江戸の大質素は、田舎では贅沢の部類に入る。
例えば、九州では、武士の妻は、白木綿を手で織って、これを紋服に染めて、夫の登城の晴れ着にあてていた。それから何回も洗って普段着にして、さらに洗いに洗って最後には耕作着にしていた。これを「洗剥の紋付き」と呼んでいた。最近まで、肥後・薩摩の田舎を歩くと、武士が「洗剥の紋付き」に1刀を差して耕す姿はいつも目撃したところだ。
ただし、佐賀でそれらを見るのが少ないのは、江戸の奢侈に感染したからである。

・藩興隆の議—–
藩の財政を増やすには、「御馳走米」を増やすのと経費を削減するとの他に方策はない。
「御馳走米」とは、所得税に似たもので、所得(知行米)に一定の利率をかけて、藩に対して、納付させるものだ。——–
しかし、知行米は、「御加入講」の抵当に沈み、ほとんど無禄同様だった。
「御加入講」とは、頼母子講の1種で、知行米を担保として、証文を入れ、頼母子講に加入して、講金を借りるものだ。その利息の収入は、「六府方」の収益となっていた。
家来の中には、困窮の極まりのまま、家が滅亡するものも多数にあった。悲惨だった。知行米を負債の抵当に入れて沈むという事は、すなわち、将来の収入を消耗するもので、債権者の懐に収まることになる。
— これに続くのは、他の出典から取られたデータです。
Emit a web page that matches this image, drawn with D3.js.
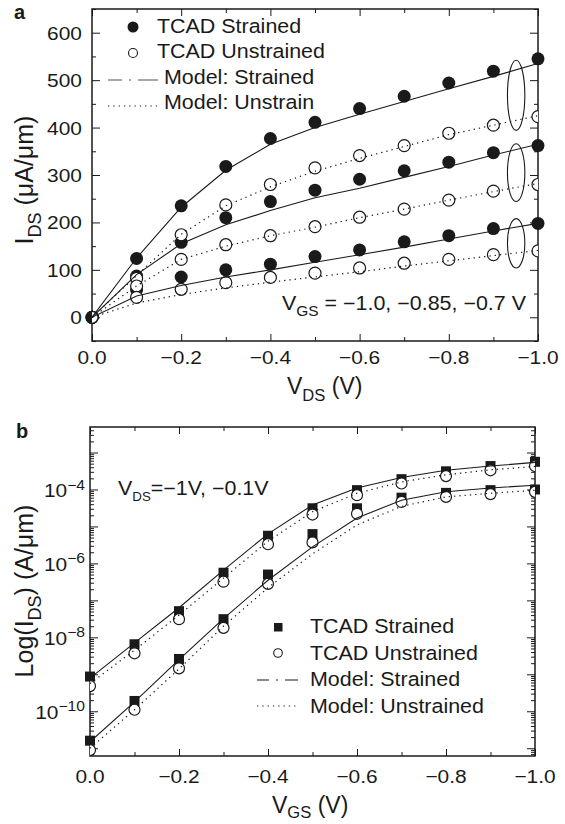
<!DOCTYPE html>
<html>
<head>
<meta charset="utf-8">
<script src="https://cdn.jsdelivr.net/npm/d3@7"></script>
<style>
  body { margin: 0; background: #fff; }
  text { font-family: "Liberation Sans", Arial, Helvetica, sans-serif; fill: #1a1a1a; }
</style>
</head>
<body>
<div class="container"></div>
<script>
// ---- data ----
var vSweep = [0, -0.1, -0.2, -0.3, -0.4, -0.5, -0.6, -0.7, -0.8, -0.9, -1.0];

// panel a: I_DS (uA/um) vs V_DS, groups VGS = -1.0, -0.85, -0.7
var tcadStrainedA = [
  [0, 124, 235, 318, 377, 411, 440, 466, 494, 519, 545],
  [0, 87, 158, 210, 244, 268, 291, 309, 327, 347, 362],
  [0, 58, 85, 100, 112, 128, 142, 159, 172, 187, 198]
];
var tcadUnstrainedA = [
  [0, 82, 174, 237, 280, 315, 341, 362, 388, 405, 423],
  [0, 66, 122, 153, 172, 191, 211, 228, 247, 266, 280],
  [0, 42, 59, 73, 84, 93, 104, 114, 122, 132, 140]
];
var modelStrainedA = [
  [0, 125, 232, 310, 365, 400, 428, 455, 482, 508, 535],
  [0, 90, 155, 195, 225, 252, 272, 295, 318, 342, 365],
  [0, 45, 67, 85, 100, 116, 132, 148, 165, 182, 198]
];
var modelUnstrainedA = [
  [0, 88, 175, 235, 275, 308, 335, 360, 385, 405, 425],
  [0, 66, 122, 150, 172, 190, 210, 228, 247, 265, 282],
  [0, 30, 48, 62, 74, 85, 96, 108, 119, 130, 141]
];
var ellipseV = -0.951, ellipseHalfV = 0.0195;
var ellipseMid = [468, 305, 156];
var ellipseHalf = [74, 61, 52];

// panel b: I_DS (A/um) vs V_GS, groups VDS = -1 V, -0.1 V
var tcadStrainedB = [
  [8.7e-10, 6.5e-9, 5.1e-8, 5.6e-7, 5.6e-6, 3.1e-5, 9.6e-5, 1.9e-4, 3.1e-4, 4.3e-4, 5.6e-4],
  [1.6e-11, 1.9e-10, 2.6e-9, 3.1e-8, 5e-7, 6.2e-6, 3.1e-5, 6e-5, 8.1e-5, 9.6e-5, 1e-4]
];
var tcadUnstrainedB = [
  [4.8e-10, 3.7e-9, 3.1e-8, 3.2e-7, 3.3e-6, 2.1e-5, 7e-5, 1.45e-4, 2.3e-4, 3.3e-4, 4.3e-4],
  [8.9e-12, 1.1e-10, 1.45e-9, 1.8e-8, 2.8e-7, 3.7e-6, 2.2e-5, 4.6e-5, 6.3e-5, 7.5e-5, 8.6e-5]
];
var modelStrainedB = [
  [7.9e-10, 7.1e-9, 6.3e-8, 6.6e-7, 6.3e-6, 3.8e-5, 1.1e-4, 2.1e-4, 3.3e-4, 4.3e-4, 5.4e-4],
  [1.5e-11, 1.8e-10, 2.5e-9, 3.2e-8, 3.5e-7, 2.8e-6, 1.7e-5, 5.1e-5, 8.7e-5, 1.1e-4, 1.3e-4]
];
var modelUnstrainedB = [
  [5.6e-10, 4.5e-9, 4e-8, 4e-7, 4e-6, 2.5e-5, 7.9e-5, 1.6e-4, 2.5e-4, 3.4e-4, 4.2e-4],
  [1e-11, 1.1e-10, 1.4e-9, 2e-8, 2.2e-7, 1.8e-6, 1.1e-5, 3.5e-5, 6.3e-5, 7.9e-5, 9.5e-5]
];

var xTicksMajor = [0, -0.2, -0.4, -0.6, -0.8, -1.0];
var xTicksMinor = [-0.1, -0.3, -0.5, -0.7, -0.9];
var yTicksA = [0, 100, 200, 300, 400, 500, 600];
var yTicksAMinor = [-50, 50, 150, 250, 350, 450, 550, 650];
var yTicksB = [1e-10, 1e-8, 1e-6, 1e-4];
var legendLabelsA = ["TCAD Strained", "TCAD Unstrained", "Model: Strained", "Model: Unstrain"];
var legendLabelsB = ["TCAD Strained", "TCAD Unstrained", "Model: Strained", "Model: Unstrained"];

// ---- setup ----
var svgWidth = 565, svgHeight = 824;
var ink = "#1a1a1a";
var stretch = 1.1;
var svg = d3.select(".container").append("svg")
    .attr("width", svgWidth)
    .attr("height", svgHeight);

var boxA = {left: 92, top: 9, right: 538, bottom: 341};
var boxB = {left: 90, top: 427, right: 535, bottom: 756};

var xA = d3.scaleLinear().domain([0, -1]).range([boxA.left, boxA.right]);
var yA = d3.scaleLinear().domain([-50, 650]).range([boxA.bottom, boxA.top]);
var xB = d3.scaleLinear().domain([0, -1]).range([boxB.left, boxB.right]);
var yB = d3.scaleLog().domain([Math.pow(10, -11.21), Math.pow(10, -2.31)]).range([boxB.bottom, boxB.top]);

function fmtV(v) { return v === 0 ? "0.0" : "\u2212" + Math.abs(v).toFixed(1); }

function styleTicks(g) {
  g.select(".domain").remove();
  g.selectAll("line").attr("stroke", ink).attr("stroke-width", 1);
  g.selectAll("text").remove();
}

// text with optional sub/superscript parts; parts = [[str, "sub"|"sup"|""], ...]
function richText(parent, x, y, size, parts, opts) {
  opts = opts || {};
  var tr = "translate(" + x + "," + y + ")";
  if (opts.rotate) tr += " rotate(" + opts.rotate + ")";
  tr += " scale(" + (opts.stretch || 1) + ",1)";
  var t = parent.append("text")
      .attr("transform", tr)
      .attr("font-size", size)
      .attr("text-anchor", opts.anchor || "start")
      .attr("font-weight", opts.weight || null);
  var shift = 0;
  parts.forEach(function(p) {
    var target = p[1] === "sub" ? size * (opts.subDrop || 0.3) : p[1] === "sup" ? -size * 0.42 : 0;
    t.append("tspan")
        .attr("dy", target - shift)
        .attr("font-size", p[1] ? size * (opts.subScale || 0.72) : size)
        .text(p[0]);
    shift = target;
  });
  return t;
}

function frame(box, x, y, yMajor, yMinor, clipId) {
  var g = svg.append("g");
  // bottom / top x ticks (pointing inward)
  g.append("g").attr("transform", "translate(0," + box.bottom + ")")
      .call(d3.axisBottom(x).tickValues(xTicksMajor).tickSize(-7))
      .call(styleTicks);
  g.append("g").attr("transform", "translate(0," + box.bottom + ")")
      .call(d3.axisBottom(x).tickValues(xTicksMinor).tickSize(-4))
      .call(styleTicks);
  g.append("g").attr("transform", "translate(0," + box.top + ")")
      .call(d3.axisTop(x).tickValues(xTicksMajor).tickSize(-7))
      .call(styleTicks);
  g.append("g").attr("transform", "translate(0," + box.top + ")")
      .call(d3.axisTop(x).tickValues(xTicksMinor).tickSize(-4))
      .call(styleTicks);
  // left / right y ticks
  g.append("g").attr("transform", "translate(" + box.left + ",0)")
      .call(d3.axisLeft(y).tickValues(yMajor).tickSize(-8))
      .call(styleTicks);
  g.append("g").attr("transform", "translate(" + box.left + ",0)")
      .call(d3.axisLeft(y).tickValues(yMinor).tickSize(-4))
      .call(styleTicks);
  g.append("g").attr("transform", "translate(" + box.right + ",0)")
      .call(d3.axisRight(y).tickValues(yMajor).tickSize(-8))
      .call(styleTicks);
  g.append("g").attr("transform", "translate(" + box.right + ",0)")
      .call(d3.axisRight(y).tickValues(yMinor).tickSize(-4))
      .call(styleTicks);
  g.append("rect")
      .attr("x", box.left).attr("y", box.top)
      .attr("width", box.right - box.left).attr("height", box.bottom - box.top)
      .attr("fill", "none").attr("stroke", ink).attr("stroke-width", 1.5);
  svg.append("clipPath").attr("id", clipId).append("rect")
      .attr("x", box.left).attr("y", box.top)
      .attr("width", box.right - box.left).attr("height", box.bottom - box.top);
  return g;
}

// ================= panel a =================
var gA = frame(boxA, xA, yA, yTicksA, yTicksAMinor, "clipA");

xTicksMajor.forEach(function(v) {
  richText(svg, xA(v), 364, 19, [[fmtV(v), ""]], {anchor: "middle", stretch: stretch});
});
yTicksA.forEach(function(v) {
  richText(svg, 82, yA(v) + 7, 19, [[String(v), ""]], {anchor: "end", stretch: stretch});
});

var lineA = d3.line().x(function(d, i) { return xA(vSweep[i]); }).y(function(d) { return yA(d); });

tcadStrainedA.forEach(function(s) {
  svg.append("g").selectAll("circle").data(s).enter().append("circle")
      .attr("cx", function(d, i) { return xA(vSweep[i]); })
      .attr("cy", function(d) { return yA(d); })
      .attr("r", 6.5).attr("fill", ink);
});
tcadUnstrainedA.forEach(function(s) {
  svg.append("g").attr("clip-path", "url(#clipA)").selectAll("circle").data(s).enter().append("circle")
      .attr("cx", function(d, i) { return xA(vSweep[i]); })
      .attr("cy", function(d) { return yA(d); })
      .attr("r", 6).attr("fill", "#fff").attr("stroke", ink).attr("stroke-width", 1.2);
});
modelStrainedA.forEach(function(s) {
  svg.append("path").datum(s).attr("d", lineA).attr("clip-path", "url(#clipA)")
      .attr("fill", "none").attr("stroke", ink).attr("stroke-width", 1.1);
});
modelUnstrainedA.forEach(function(s) {
  svg.append("path").datum(s).attr("d", lineA).attr("clip-path", "url(#clipA)")
      .attr("fill", "none").attr("stroke", ink).attr("stroke-width", 1.2)
      .attr("stroke-dasharray", "1.3,4");
});
ellipseMid.forEach(function(m, i) {
  svg.append("ellipse")
      .attr("cx", xA(ellipseV))
      .attr("cy", yA(m))
      .attr("rx", xA(ellipseV - ellipseHalfV) - xA(ellipseV))
      .attr("ry", yA(m - ellipseHalf[i]) - yA(m))
      .attr("fill", "none").attr("stroke", ink).attr("stroke-width", 1.1);
});

// legend a
var legA = svg.append("g");
legA.append("circle").attr("cx", 133).attr("cy", 27).attr("r", 5.5).attr("fill", ink);
legA.append("circle").attr("cx", 133).attr("cy", 53).attr("r", 4.5).attr("fill", "none").attr("stroke", ink).attr("stroke-width", 1.1);
legA.append("line").attr("x1", 108).attr("x2", 158).attr("y1", 80).attr("y2", 80)
    .attr("stroke", "#555").attr("stroke-width", 1.2).attr("stroke-dasharray", "14,7,2,7,20");
legA.append("line").attr("x1", 108).attr("x2", 158).attr("y1", 106).attr("y2", 106)
    .attr("stroke", ink).attr("stroke-width", 1.2).attr("stroke-dasharray", "1.3,4");
[157, 157, 164, 164].forEach(function(x, i) {
  richText(legA, x, [33, 58, 84, 109][i], 19.5, [[legendLabelsA[i], ""]], {stretch: stretch});
});

richText(svg, 282, 310, 19.5, [["V", ""], ["GS", "sub"], [" = \u22121.0, \u22120.85, \u22120.7 V", ""]], {stretch: stretch});
richText(svg, 287, 394, 23, [["V", ""], ["DS", "sub"], [" (V)", ""]], {});
richText(svg, 33, 180, 25, [["I", ""], ["DS", "sub"], [" (\u03bcA/\u03bcm)", ""]], {rotate: -90, anchor: "middle"});
richText(svg, 14, 19, 20, [["a", ""]], {weight: "bold"});

// ================= panel b =================
var minorB = [];
for (var k = -12; k <= -3; k++) {
  for (var m = 2; m <= 9; m++) {
    var val = m * Math.pow(10, k);
    if (val > yB.domain()[0] && val < yB.domain()[1]) minorB.push(val);
  }
}
var decadesB = [1e-11, 1e-10, 1e-9, 1e-8, 1e-7, 1e-6, 1e-5, 1e-4, 1e-3].filter(function(v) {
  return v > yB.domain()[0] && v < yB.domain()[1];
});
var gB = frame(boxB, xB, yB, decadesB, minorB, "clipB");

xTicksMajor.forEach(function(v) {
  richText(svg, xB(v), 783, 19, [[fmtV(v), ""]], {anchor: "middle", stretch: stretch});
});
yTicksB.forEach(function(v) {
  richText(svg, 85, yB(v) + 8, 19, [["10", ""], ["\u2212" + Math.round(-Math.log10(v)), "sup"]], {anchor: "end", stretch: stretch, subScale: 0.75});
});

var lineB = d3.line().x(function(d, i) { return xB(vSweep[i]); }).y(function(d) { return yB(d); });

tcadStrainedB.forEach(function(s) {
  svg.append("g").selectAll("rect").data(s).enter().append("rect")
      .attr("x", function(d, i) { return xB(vSweep[i]) - 5; })
      .attr("y", function(d) { return yB(d) - 5; })
      .attr("width", 10).attr("height", 10).attr("fill", ink);
});
tcadUnstrainedB.forEach(function(s) {
  svg.append("g").attr("clip-path", "url(#clipB)").selectAll("circle").data(s).enter().append("circle")
      .attr("cx", function(d, i) { return xB(vSweep[i]); })
      .attr("cy", function(d) { return yB(d); })
      .attr("r", 5.5).attr("fill", "#fff").attr("stroke", ink).attr("stroke-width", 1.2);
});
modelStrainedB.forEach(function(s) {
  svg.append("path").datum(s).attr("d", lineB).attr("clip-path", "url(#clipB)")
      .attr("fill", "none").attr("stroke", ink).attr("stroke-width", 1.1);
});
modelUnstrainedB.forEach(function(s) {
  svg.append("path").datum(s).attr("d", lineB).attr("clip-path", "url(#clipB)")
      .attr("fill", "none").attr("stroke", ink).attr("stroke-width", 1.2)
      .attr("stroke-dasharray", "1.3,4");
});

// legend b
var legB = svg.append("g");
legB.append("rect").attr("x", 274).attr("y", 623).attr("width", 8.5).attr("height", 8.5).attr("fill", ink);
legB.append("circle").attr("cx", 278).attr("cy", 653).attr("r", 4.3).attr("fill", "none").attr("stroke", ink).attr("stroke-width", 1.1);
legB.append("line").attr("x1", 257).attr("x2", 298).attr("y1", 680).attr("y2", 680)
    .attr("stroke", ink).attr("stroke-width", 1.1).attr("stroke-dasharray", "12,7,2,7,20");
legB.append("line").attr("x1", 257).attr("x2", 298).attr("y1", 706).attr("y2", 706)
    .attr("stroke", ink).attr("stroke-width", 1.2).attr("stroke-dasharray", "1.3,4");
legendLabelsB.forEach(function(l, i) {
  richText(legB, 310, [633, 660, 686, 713][i], 19.5, [[l, ""]], {stretch: stretch});
});

richText(svg, 118, 495, 19.5, [["V", ""], ["DS", "sub"], ["=\u22121V, \u22120.1V", ""]], {stretch: stretch, subScale: 0.62});
richText(svg, 272, 813, 23, [["V", ""], ["GS", "sub"], [" (V)", ""]], {subDrop: 0.22});
richText(svg, 33, 591, 25, [["Log(I", ""], ["DS", "sub"], [") (A/\u03bcm)", ""]], {rotate: -90, anchor: "middle"});
richText(svg, 16, 438, 20, [["b", ""]], {weight: "bold"});
</script>
</body>
</html>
古賀穀堂によれば、 15組中、平均305戸の武士には飢饉がさし迫っていたわけで、困難な状況にあった。「 入るを図って出るを制す」というのは、生存競争には弱いものがある。特に、米を唯一の収入源とする武士は、そもそも他人の侵害を防衛するために、豪族の手で養成されたもので、社会の生存競争には、一向無頓着である。その意識は、ただ他人の侵害を防ぐ戦争にあるだけ、と思われる。加えて、太平の時代になると、その武士の警備機能は全く衰えてしまった。

「葉隠」に、「勘定者は「すくたれもの」なり、・・損得の勘定をするので、常に損得の勘定の心が絶えない。死は損、生は得なれば、死することも好かぬ故に、「すくたれもの」なり。学問をするものは、才知弁口にて、本体の臆病の心を隠すものなり。人の見誤る所なり。」とある。
このような教訓が強い印象を与えたために、佐賀侍の理財知識は最も鈍かった。「葉隠」が著された後、 1世紀にして飢饉に迫る大きな困窮に沈んだのは、もとより当然のことである

よって、勘定を担当する「雑務役」には常に不正が行われてきた。その例は吉原太郎兵衛である。卑しい身分から身を起こして財を作ったが、不正が発覚した。こういう事は枚挙に暇がない。勘定者を嫌う武士社会になって、会計の困難が容易に収拾しにくい事情にあるのは、容易に想像できるところである。

古賀穀堂はいう、「金銀を貸し付け、利息を貪るは、武士道の廃(すた)れたるもので、武士といえども、実は町人である。町人も、逆に武士に金を借りることもある、と聞いている。----
出家などは清浄無欲を主とすべきに、金銀のことに公事(訴訟)をいたし、貪欲邪知の振る舞い多し。これ、畢竟、奢り高く、金の収入が過分にある故、普段から町人・金主と心やすくなり、その栄華のまねをする所なり。
かような者は、武士の風俗を毀損するものであり、職務に過誤がなくても堕落甚だしい者を2・3人処罰すれば、風俗も自然と改まるだろう。

・・ほかの町人から金を調達して、よんどころなく手を下げて機嫌を取り、自然と武士の心薄くなるは是非なきこと。しかしながら、借金しなければ早速差し支える、という現実も吟味する必要がある。いずれにせよ、武士の意地を取り失わないようにありたいものだ。」

これを見ても、勘定にうとく、学問が嫌いな武士は、当時、いかに堕落の極みにあったのかを推測せられたい。

(コメント:久米のこの記述は、格差が問題となっている現代のことかと思いました。
「葉隠」は、かの岩波文庫に収められています。知識人の出版社「岩波書店」ですから、葉隠武士も知識階級の武士と、勝手に思い込んでいましたが、そうでないことがよーくわかりました。
これまで、ブログ主の江戸時代・明治維新の知識・イメージは、ほとんどが映画・テレビからのいい加減なもので形成されていることがわかります。 この久米の本で、事実が相当違っていたことがわかりました。
同時に、日本人の性というか、嫉妬や世間体を気にしたりと変わらぬ部分や、当時の知識階級の知恵というのも、現代の優秀な人以上に優秀であることもわかります。)